Ad Astra and Lucy in the Sky are both perceptive about that loneliness, to a point. Both lead characters have difficulty communicating the enormity of their experiences in space, and in a weird meta touch (or maybe just an imitative fallacy), their movies have communication failures as well, especially in their scripting. Astra has some terribly on-the-nose narration that explains, laboriously, that sons often suffer for their fathers’ sins. Lucy has some terribly expositional dialogue that it delivers semi-regularly in place of actually developing its relationships. Both movies depend on their stars to do substantial work bridging the gap between what their movies are intended to say about our place in the universe and what the filmmakers are actually capable of saying.
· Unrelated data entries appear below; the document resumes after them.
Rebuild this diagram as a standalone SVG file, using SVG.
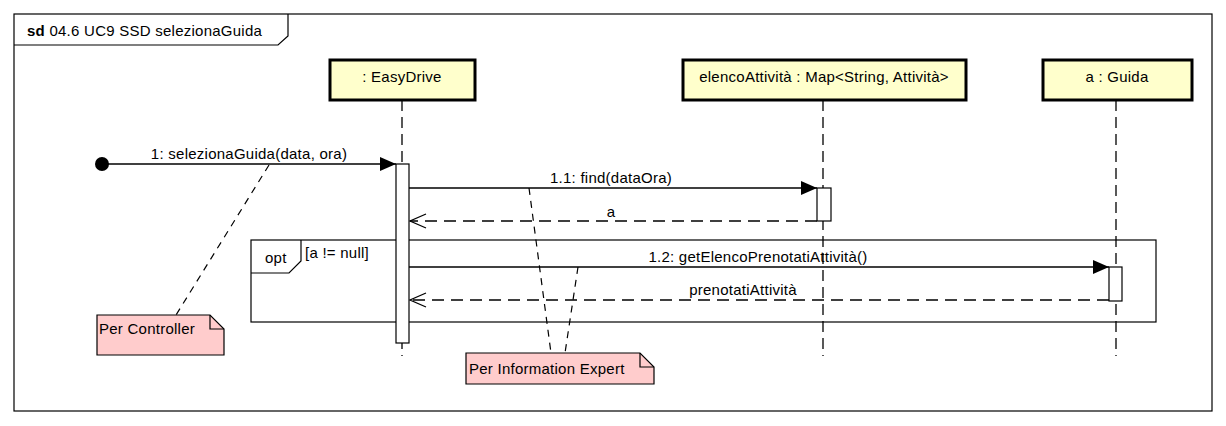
<svg xmlns="http://www.w3.org/2000/svg" width="1226" height="426" viewBox="0 0 1226 426">
<style>
text{font-family:"Liberation Sans",Arial,sans-serif;font-size:15px;fill:#000;letter-spacing:0.25px}
.life{fill:#FFFFCC;stroke:#000;stroke-width:3}
.ll{stroke:#000;stroke-width:1.3;stroke-dasharray:11,6;fill:none}
.act{fill:#fff;stroke:#000;stroke-width:1.2}
.msg{stroke:#000;stroke-width:1.3;fill:none}
.ret{stroke:#000;stroke-width:1.3;fill:none;stroke-dasharray:12,7}
.nl{stroke:#000;stroke-width:1.2;fill:none;stroke-dasharray:7,6}
.note{fill:#FFCCCC;stroke:#000;stroke-width:1.2}
.frame{fill:none;stroke:#000;stroke-width:1.2}
</style>
<defs>
<marker id="fill" markerWidth="18" markerHeight="16" refX="17" refY="8" orient="auto" markerUnits="userSpaceOnUse"><path d="M1,1 L17,8 L1,15 Z" fill="#000"/></marker>
<marker id="open" markerWidth="18" markerHeight="16" refX="17" refY="8" orient="auto" markerUnits="userSpaceOnUse"><path d="M1,1 L17,8 L1,15" fill="none" stroke="#000" stroke-width="1.3"/></marker>
</defs>
<rect width="1226" height="426" fill="#fff"/>
<g id="frame">
<rect class="frame" x="14" y="14" width="1198" height="397"/>
<path class="frame" d="M14,45 L278,45 L288,36 L288,14"/>
<text x="27" y="36"><tspan font-weight="bold">sd</tspan> 04.6 UC9 SSD selezionaGuida</text>
</g>
<g id="easydrive">
<line class="ll" x1="402" y1="100" x2="402" y2="356"/>
<rect class="life" x="330" y="60" width="145" height="40"/>
<text x="402" y="82" text-anchor="middle">: EasyDrive</text>
</g>
<g id="elencoAttivita">
<line class="ll" x1="823" y1="100" x2="823" y2="356"/>
<rect class="life" x="683" y="60" width="283" height="40"/>
<text x="824" y="82" text-anchor="middle">elencoAttività : Map&lt;String, Attività&gt;</text>
</g>
<g id="guida">
<line class="ll" x1="1116" y1="100" x2="1116" y2="356"/>
<rect class="life" x="1043" y="60" width="149" height="40"/>
<text x="1117" y="82" text-anchor="middle">a : Guida</text>
</g>
<g id="opt">
<rect class="frame" x="251" y="240" width="905" height="82"/>
<path class="frame" d="M251,273 L289,273 L301,261 L301,240"/>
<text x="265" y="263">opt</text>
<text x="305" y="258">[a != null]</text>
</g>
<g id="activations">
<rect class="act" x="396" y="164" width="13" height="179"/>
<rect class="act" x="817" y="188" width="14" height="33"/>
<rect class="act" x="1109" y="267" width="13" height="34"/>
</g>
<g id="connectors">
<circle cx="102" cy="164" r="7" fill="#000"/>
<line class="msg" x1="102" y1="164" x2="396" y2="164" marker-end="url(#fill)"/>
<text x="249" y="159" text-anchor="middle">1: selezionaGuida(data, ora)</text>
<line class="msg" x1="409" y1="188" x2="817" y2="188" marker-end="url(#fill)"/>
<text x="611" y="183" text-anchor="middle">1.1: find(dataOra)</text>
<line class="ret" x1="817" y1="221" x2="410" y2="221" marker-end="url(#open)"/>
<text x="611" y="217" text-anchor="middle">a</text>
<line class="msg" x1="409" y1="267" x2="1109" y2="267" marker-end="url(#fill)"/>
<text x="758" y="262" text-anchor="middle">1.2: getElencoPrenotatiAttività()</text>
<line class="ret" x1="1109" y1="300" x2="410" y2="300" marker-end="url(#open)"/>
<text x="743" y="295" text-anchor="middle">prenotatiAttività</text>
<line class="nl" x1="269" y1="165" x2="176" y2="315"/>
<line class="nl" x1="529" y1="188" x2="551" y2="353"/>
<line class="nl" x1="578" y1="267" x2="565" y2="353"/>
</g>
<g id="noteController">
<path class="note" d="M97,315 L210,315 L224,329 L224,355 L97,355 Z"/>
<path class="frame" d="M210,315 L210,329 L224,329"/>
<text x="99" y="334">Per Controller</text>
</g>
<g id="noteExpert">
<path class="note" d="M466,353 L640,353 L654,367 L654,384 L466,384 Z"/>
<path class="frame" d="M640,353 L640,367 L654,367"/>
<text x="469" y="374">Per Information Expert</text>
</g>
</svg>
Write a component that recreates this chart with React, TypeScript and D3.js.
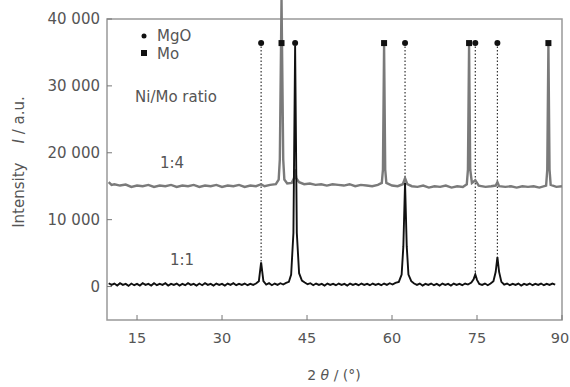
import React from 'react';
import * as d3 from 'd3';

// XRD patterns: [2θ (°), intensity (a.u.)]
const ratio14: [number, number][] = [
  [10, 15600], [10.5, 15200], [11, 15300], [12, 15100], [13, 15250], [14, 14900], [15, 15100],
  [16, 15000], [17, 15200], [18, 14900], [19, 15100], [20, 15000], [21, 15200], [22, 14900],
  [23, 15100], [24, 15000], [25, 15200], [26, 14900], [27, 15100], [28, 15000], [29, 15200],
  [30, 14900], [31, 15100], [32, 15000], [33, 15200], [34, 14900], [35, 15100], [36, 15000],
  [36.9, 15300], [37.5, 15000], [38.5, 15200], [39.5, 15300], [40, 16000], [40.2, 19000],
  [40.5, 43000], [40.8, 19000], [41, 16000], [41.5, 15400], [42.3, 15500], [42.7, 16200],
  [42.9, 17500], [43.1, 16200], [43.6, 15600], [44.5, 15300], [45.5, 15400], [46.5, 15200],
  [47.5, 15300], [48.5, 15100], [49.5, 15300], [50.5, 15200], [51.5, 15100], [52.5, 15300],
  [53.5, 15000], [54.5, 15200], [55.5, 15100], [56.5, 15000], [57.5, 15200], [58.2, 15500],
  [58.4, 17500], [58.6, 36000], [58.8, 17500], [59, 15500], [60, 15100], [61, 15000],
  [61.9, 15300], [62.3, 16200], [62.7, 15300], [63.5, 15000], [64.5, 14900], [65.5, 15100],
  [66.5, 14800], [67.5, 15000], [68.5, 14900], [69.5, 15100], [70.5, 14800], [71.5, 15000],
  [72.5, 14900], [73.2, 15300], [73.4, 17500], [73.6, 36000], [73.8, 17500], [74.1, 15500],
  [74.7, 15900], [75.3, 15100], [76.5, 14900], [77.5, 15000], [78.3, 15100], [78.6, 15600],
  [78.9, 15000], [80, 14900], [81, 15000], [82, 14800], [83, 15000], [84, 14900], [85, 15000],
  [86, 14800], [87.2, 15100], [87.4, 17500], [87.6, 36000], [87.8, 17500], [88, 15200],
  [89, 14900], [90, 15000],
];

const ratio11: [number, number][] = [
  [10, 500], [10.5, 250], [11, 450], [11.5, 150], [12, 500], [12.5, 250], [13, 400], [13.5, 100],
  [14, 450], [14.5, 200], [15, 400], [15.5, 150], [16, 500], [16.5, 250], [17, 400], [17.5, 150],
  [18, 500], [18.5, 200], [19, 400], [19.5, 250], [20, 500], [20.5, 150], [21, 400], [21.5, 250],
  [22, 450], [22.5, 150], [23, 400], [23.5, 200], [24, 500], [24.5, 250], [25, 400], [25.5, 150],
  [26, 450], [26.5, 200], [27, 500], [27.5, 250], [28, 400], [28.5, 150], [29, 450], [29.5, 250],
  [30, 400], [30.5, 150], [31, 450], [31.5, 250], [32, 500], [32.5, 200], [33, 400], [33.5, 250],
  [34, 450], [34.5, 200], [35, 400], [35.5, 250], [36, 450], [36.5, 800], [36.9, 3600],
  [37.3, 800], [37.8, 300], [38.3, 500], [38.8, 200], [39.3, 450], [39.8, 250], [40.3, 500],
  [40.8, 300], [41.3, 550], [41.8, 700], [42.2, 1800], [42.6, 8000], [42.9, 36000], [43.2, 8000],
  [43.6, 2000], [44.1, 900], [44.6, 600], [45.1, 350], [45.6, 500], [46.1, 200], [46.6, 450],
  [47.1, 250], [47.6, 400], [48.1, 150], [48.6, 450], [49.1, 250], [49.6, 400], [50.1, 200],
  [50.6, 450], [51.1, 250], [51.6, 400], [52.1, 150], [52.6, 450], [53.1, 250], [53.6, 400],
  [54.1, 200], [54.6, 450], [55.1, 250], [55.6, 400], [56.1, 200], [56.6, 450], [57.1, 250],
  [57.6, 400], [58.1, 200], [58.6, 450], [59.1, 250], [59.6, 500], [60.1, 300], [60.6, 550],
  [61.2, 700], [61.7, 1800], [62.0, 6000], [62.3, 15500], [62.6, 6000], [62.9, 1800],
  [63.4, 800], [63.9, 450], [64.4, 250], [64.9, 450], [65.4, 150], [65.9, 400], [66.4, 250],
  [66.9, 450], [67.4, 200], [67.9, 400], [68.4, 150], [68.9, 450], [69.4, 250], [69.9, 400],
  [70.4, 150], [70.9, 450], [71.4, 250], [71.9, 400], [72.4, 200], [72.9, 450], [73.4, 300],
  [74.0, 600], [74.4, 1100], [74.7, 1800], [75.0, 1000], [75.4, 400], [75.9, 250], [76.4, 450],
  [76.9, 200], [77.4, 450], [77.9, 800], [78.3, 2200], [78.6, 4400], [78.9, 2200], [79.3, 700],
  [79.8, 300], [80.3, 450], [80.8, 200], [81.3, 400], [81.8, 250], [82.3, 450], [82.8, 150],
  [83.3, 400], [83.8, 250], [84.3, 450], [84.8, 200], [85.3, 400], [85.8, 250], [86.3, 450],
  [86.8, 200], [87.3, 400], [87.8, 250], [88.3, 450], [88.8, 300],
];

const ratios = ['1:4', '1:1'];
const mgoPeaks = [36.9, 42.9, 62.3, 74.7, 78.6];
const moPeaks = [40.5, 58.6, 73.6, 87.6];
const markerLevel = 36400;
const dottedPeaks = [36.9, 62.3, 74.7, 78.6];
const dottedEnds = [3600, 15500, 1800, 4400];

const xTicks = [15, 30, 45, 60, 75, 90];
const yTicks = [0, 10000, 20000, 30000, 40000];
const yTickLabels = ['0', '10 000', '20 000', '30 000', '40 000'];

const W = 570;
const H = 387;
const left = 107, right = 562, top = 19, bottom = 320;
const font = 'DejaVu Sans, sans-serif';
const textColor = '#555';

export default function App() {
  const x = d3.scaleLinear().domain([9.7, 90]).range([left, right]);
  const y = d3.scaleLinear().domain([-5000, 40000]).range([bottom, top]);
  const line = d3.line<[number, number]>().x(d => x(d[0])).y(d => y(d[1]));

  return (
    <svg width={W} height={H} style={{ position: 'absolute', left: 0, top: 0, background: '#fff' }}
      fontFamily={font}>
      {/* frame */}
      <rect x={left} y={top} width={right - left} height={bottom - top} fill="none" stroke="#999" strokeWidth={1.5} />
      {/* ticks */}
      {yTicks.map((t, i) => (
        <g key={'y' + t}>
          <line x1={left} x2={left + 5} y1={y(t)} y2={y(t)} stroke="#777" />
          <text x={100} y={y(t)} dy="0.35em" textAnchor="end" fontSize={15} fill={textColor}>{yTickLabels[i]}</text>
        </g>
      ))}
      {xTicks.map(t => (
        <g key={'x' + t}>
          <line x1={x(t)} x2={x(t)} y1={bottom} y2={bottom - 5} stroke="#777" />
          <text x={t === 90 ? x(t) - 2 : x(t)} y={343} textAnchor="middle" fontSize={14.5} fill={textColor}>{t}</text>
        </g>
      ))}
      {/* dotted drop lines */}
      {dottedPeaks.map((p, i) => (
        <line key={'d' + p} x1={x(p)} x2={x(p)} y1={y(markerLevel)} y2={y(dottedEnds[i])}
          stroke="#333" strokeWidth={1.2} strokeDasharray="1.5,2" />
      ))}
      {/* patterns */}
      <path d={line(ratio14) || ''} fill="none" stroke="#7a7a7a" strokeWidth={2.4} />
      <path d={line(ratio11) || ''} fill="none" stroke="#111" strokeWidth={1.9} />
      {/* markers */}
      {mgoPeaks.map(p => (
        <circle key={'c' + p} cx={x(p)} cy={y(markerLevel)} r={3} fill="#111" />
      ))}
      {moPeaks.map(p => (
        <rect key={'s' + p} x={x(p) - 3} y={y(markerLevel) - 3} width={6} height={6} fill="#111" />
      ))}
      {/* legend */}
      <circle cx={144} cy={36} r={2.5} fill="#111" />
      <text x={157} y={41} fontSize={15} fill={textColor}>MgO</text>
      <rect x={141} y={50} width={6} height={6} fill="#111" />
      <text x={157} y={59} fontSize={15} fill={textColor}>Mo</text>
      <text x={135} y={102} fontSize={15} fill={textColor}>Ni/Mo ratio</text>
      <text x={160} y={168} fontSize={15} fill={textColor}>{ratios[0]}</text>
      <text x={170} y={265} fontSize={15} fill={textColor}>{ratios[1]}</text>
      {/* axis titles */}
      <text transform="translate(24,162) rotate(-90)" textAnchor="middle" fontSize={15} fill={textColor}
        style={{ whiteSpace: 'pre' }}>
        Intensity{'    '}<tspan fontStyle="italic">I</tspan> / a.u.
      </text>
      <text x={334} y={380} textAnchor="middle" fontSize={14} fill={textColor}>
        2 <tspan fontStyle="italic">θ</tspan> / (°)
      </text>
    </svg>
  );
}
That’s often a movie star’s job, unspoken or not, to communicate simply and directly and to be easily understood because of their on-screen history, natural charisma, or some combination of the two. Given that, it can be a little disconcerting to think of stars as de facto aliens struggling with basic human interactions, which is how Pitt and Portman sometimes come across in their new films. (The problem is only exacerbated by the way both movies have excellent supporting casts that drift through the stories without purchase or purpose.)

The thematic and creative struggles of Ad Astra and Lucy in the Sky suggest that the increase in astronaut roles has a sort of symbiosis with the box office dominance of superheroes, beyond stars’ reasonable desire to avoid playing them. As brand names square off with big names at the box office, maybe more superstars are trying to reassert their humanity — and grappling with what that experience means to them.